Linde and Praxair logged sales totaling $27.5 billion in their chemical divisions in 2015, far surpassing those at Air Liquide of France, currently the world's largest industrial gas maker, according to the Chemical & Engineering News of the U.S. Sales posted by Taiyo Nippon Sanso, Japan's largest maker, in fiscal 2016 ended in March were much smaller at 581.5 billion yen.
In the paint industry, PPG Industries of the U.S., the second-largest maker in the world, launched a takeover bid for industry leader AkzoNobel of the Netherlands to create a manufacturer with sales of more than $30 billion and join the 3-trillion-yen club.
While Akzo has turned down three takeover proposals from PPG, Akzo shareholders are growing discontented with the management's refusal to negotiate with PPG. Akzo remains in a state of tension as PPG may resort to a hostile tender offer.

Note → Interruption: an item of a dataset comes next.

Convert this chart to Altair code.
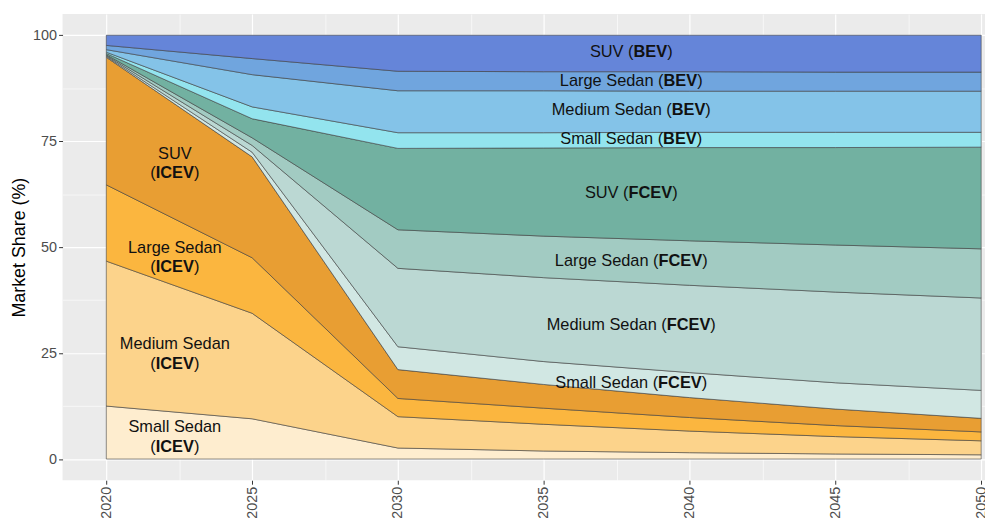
import altair as alt
import pandas as pd

# ---------------- data ----------------
years = [2020, 2025, 2030, 2035, 2040, 2045, 2050]

series_names = [
    "Small Sedan (ICEV)", "Medium Sedan (ICEV)", "Large Sedan (ICEV)", "SUV (ICEV)",
    "Small Sedan (FCEV)", "Medium Sedan (FCEV)", "Large Sedan (FCEV)", "SUV (FCEV)",
    "Small Sedan (BEV)", "Medium Sedan (BEV)", "Large Sedan (BEV)", "SUV (BEV)",
]

small_icev = [12.5, 9.5, 2.6, 1.9, 1.5, 1.2, 1.0]
medium_icev = [34.2, 24.9, 7.4, 6.3, 5.1, 4.1, 3.3]
large_icev = [18.0, 13.1, 4.3, 3.8, 3.2, 2.6, 2.1]
suv_icev = [30.1, 23.8, 6.8, 5.6, 4.7, 3.9, 3.2]
small_fcev = [0.2, 1.1, 5.4, 5.4, 5.9, 6.2, 6.6]
medium_fcev = [0.2, 1.6, 18.5, 19.8, 20.6, 21.4, 21.8]
large_fcev = [0.2, 1.8, 9.1, 9.8, 10.5, 11.1, 11.6]
suv_fcev = [0.3, 4.5, 19.2, 20.8, 22.0, 23.0, 24.0]
small_bev = [0.3, 2.8, 3.7, 3.6, 3.6, 3.6, 3.5]
medium_bev = [0.6, 7.6, 9.9, 9.9, 9.7, 9.7, 9.7]
large_bev = [1.0, 3.8, 4.6, 4.5, 4.6, 4.5, 4.5]
suv_bev = [2.4, 5.5, 8.5, 8.6, 8.6, 8.7, 8.7]

series_values = [small_icev, medium_icev, large_icev, suv_icev,
                 small_fcev, medium_fcev, large_fcev, suv_fcev,
                 small_bev, medium_bev, large_bev, suv_bev]

series_colors = ["#FEEDCF", "#FCD38B", "#FBB63F", "#E89E33",
                 "#D1E7E3", "#BBD8D3", "#A2CBC2", "#72B1A1",
                 "#93E4EE", "#84C3E8", "#70A5DE", "#6585D9"]

x_major = [2020, 2025, 2030, 2035, 2040, 2045, 2050]
x_minor = [2022.5, 2027.5, 2032.5, 2037.5, 2042.5, 2047.5]
y_major = [0, 25, 50, 75, 100]
y_minor = [12.5, 37.5, 62.5, 87.5]

# right-hand labels: (prefix, bold, year, value)
right_labels = [
    ("SUV (", "BEV", 2038.0, 96.0),
    ("Large Sedan (", "BEV", 2038.0, 89.2),
    ("Medium Sedan (", "BEV", 2038.0, 82.4),
    ("Small Sedan (", "BEV", 2038.0, 75.4),
    ("SUV (", "FCEV", 2038.0, 62.8),
    ("Large Sedan (", "FCEV", 2038.0, 46.8),
    ("Medium Sedan (", "FCEV", 2038.0, 31.6),
    ("Small Sedan (", "FCEV", 2038.0, 18.0),
]
# left-hand two-line labels: (line1, bold, year, value line1, value line2)
left_labels = [
    ("SUV", "ICEV", 2022.35, 71.9, 67.4),
    ("Large Sedan", "ICEV", 2022.35, 49.9, 45.2),
    ("Medium Sedan", "ICEV", 2022.35, 27.2, 22.5),
    ("Small Sedan", "ICEV", 2022.35, 7.5, 2.8),
]

# ---------------- layout ----------------
W, H = 930, 470
X_MIN, X_MAX = 2018.5, 2050.13
Y_MIN, Y_MAX = -5, 105
FONT = "Liberation Sans, Arial, sans-serif"
FS = 16.5
PPY = W / (X_MAX - X_MIN)  # pixels per year
BG = "#EBEBEB"

REG = {"S": 667, "U": 722, "V": 667, "L": 556, "a": 556, "r": 333, "g": 556,
       "e": 556, "M": 833, "d": 556, "i": 222, "u": 556, "m": 833, "n": 556,
       "l": 222, " ": 278, "(": 333, ")": 333}
BOLD = {"B": 722, "E": 667, "V": 667, "F": 611, "C": 722, "I": 278}


def tw(s, table):
    return sum(table.get(c, 556) for c in s) * FS / 1000.0


rows = []
for i, (name, vals) in enumerate(zip(series_names, series_values)):
    for yr, v in zip(years, vals):
        rows.append({"year": yr, "share": v, "series": name, "ord": i})
df = pd.DataFrame(rows)

pre_rows, bold_rows, suf_rows, center_rows = [], [], [], []
for prefix, bold, xc, yv in right_labels:
    wp, wb, ws = tw(prefix, REG), tw(bold, BOLD), tw(")", REG)
    left = -(wp + wb + ws) / 2
    pre_rows.append({"year": xc + (left + wp) / PPY, "share": yv, "t": prefix})
    bold_rows.append({"year": xc + (left + wp) / PPY, "share": yv, "t": bold})
    suf_rows.append({"year": xc + (left + wp + wb) / PPY, "share": yv, "t": ")"})
for line1, bold, xc, y1, y2 in left_labels:
    center_rows.append({"year": xc, "share": y1, "t": line1})
    wp, wb, ws = tw("(", REG), tw(bold, BOLD), tw(")", REG)
    left = -(wp + wb + ws) / 2
    pre_rows.append({"year": xc + (left + wp) / PPY, "share": y2, "t": "("})
    bold_rows.append({"year": xc + (left + wp) / PPY, "share": y2, "t": bold})
    suf_rows.append({"year": xc + (left + wp + wb) / PPY, "share": y2, "t": ")"})

xscale = alt.Scale(domain=[X_MIN, X_MAX], nice=False, zero=False)
yscale = alt.Scale(domain=[Y_MIN, Y_MAX], nice=False, zero=False)

xaxis = alt.Axis(
    values=sorted(x_major + x_minor), title=None, format="d",
    labelExpr="datum.value % 5 === 0 ? datum.label : ''",
    labelAngle=270, labelFontSize=14.5, labelColor="#4D4D4D", labelFont=FONT,
    labelPadding=2, tickSize=4, tickColor="#333333",
    tickOpacity={"condition": {"test": "datum.value % 5 === 0", "value": 1}, "value": 0},
    grid=True, gridColor="#FFFFFF", gridOpacity=1,
    gridWidth={"condition": {"test": "datum.value % 5 === 0", "value": 1.2}, "value": 0.6},
    domain=False, labelFlush=False, labelOverlap=False,
)
yaxis = alt.Axis(
    values=sorted(y_major + y_minor), title="Market Share (%)",
    labelExpr="datum.value % 25 === 0 ? datum.label : ''",
    labelFontSize=14.5, labelColor="#4D4D4D", labelFont=FONT, labelPadding=2,
    tickSize=4, tickColor="#333333",
    tickOpacity={"condition": {"test": "datum.value % 25 === 0", "value": 1}, "value": 0},
    grid=True, gridColor="#FFFFFF", gridOpacity=1,
    gridWidth={"condition": {"test": "datum.value % 25 === 0", "value": 1.2}, "value": 0.6},
    domain=False, labelFlush=False, labelOverlap=False,
    titleFontSize=18, titleFont=FONT, titleFontWeight="normal", titleColor="#000000",
    titleX=-43, titleY=H / 2, titleAlign="center", titleBaseline="middle", titleAngle=270,
)

area = alt.Chart(df).mark_area(
    stroke="#3F3F3F", strokeWidth=0.6, interpolate="linear"
).encode(
    x=alt.X("year:Q", scale=xscale, axis=xaxis),
    y=alt.Y("share:Q", scale=yscale, axis=yaxis, stack="zero"),
    color=alt.Color("series:N", scale=alt.Scale(domain=series_names, range=series_colors), legend=None),
    order=alt.Order("ord:Q", sort="ascending"),
)


def text_layer(rows_, align, weight):
    return alt.Chart(pd.DataFrame(rows_)).mark_text(
        align=align, baseline="middle", fontSize=FS, font=FONT,
        fontWeight=weight, color="#111111"
    ).encode(
        x=alt.X("year:Q", scale=xscale, axis=xaxis),
        y=alt.Y("share:Q", scale=yscale, axis=yaxis),
        text="t:N",
    )


chart = alt.layer(
    area,
    text_layer(pre_rows, "right", "normal"),
    text_layer(bold_rows, "left", "bold"),
    text_layer(suf_rows, "left", "normal"),
    text_layer(center_rows, "center", "normal"),
).properties(
    width=W, height=H,
    view=alt.ViewBackground(fill=BG, strokeWidth=0),
    autosize=alt.AutoSizeParams(type="none"),
    padding={"left": 55, "top": 4, "right": 0, "bottom": 39},
).configure_view(
    fill=BG, strokeWidth=0
).configure(background="white")

chart.save("out.html", embed_options={"renderer": "svg", "actions": False})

In the U.S., Dow Chemical and DuPont are expected to merge. Combined sales of the two companies reached $75.7 billion in 2016. Although Dow and DuPont said Thursday that they will review a post-merger plan to divide their operations into three companies including those for commodity chemicals and agricultural chemicals, they remain poised to further reinforce their strong operations.
Japan's only member
Mitsubishi Chemical Holdings is the sole Japanese member of the 3-trillion-yen club, maintaining the top spot in the chemical industry in Japan through M&As and continuous shedding of unprofitable operations. It is trailed by a group of companies with sales of 1-2 trillion yen, including Sumitomo Chemical.
Some Japanese chemical companies have captured leading positions in specific fields, such as Shin-Etsu Chemical for vinyl chloride resin and Toray Industries for carbon fiber. But few are seen as global leaders in terms of both sales and market capitalization.
Chemical companies still have ample opportunities to play their roles as there is a mountain of issues to address in various parts of the world, including global warming, population increases and urbanization.
Chinese chemical makers continue their practice of "discontinuous" M&As to buy not only materials but also equipment, while American and European companies are leading the consolidation of the chemical industry through more conventional strategies. Meanwhile, Japanese chemical companies are being tested for their ability to show they can maintain their presence.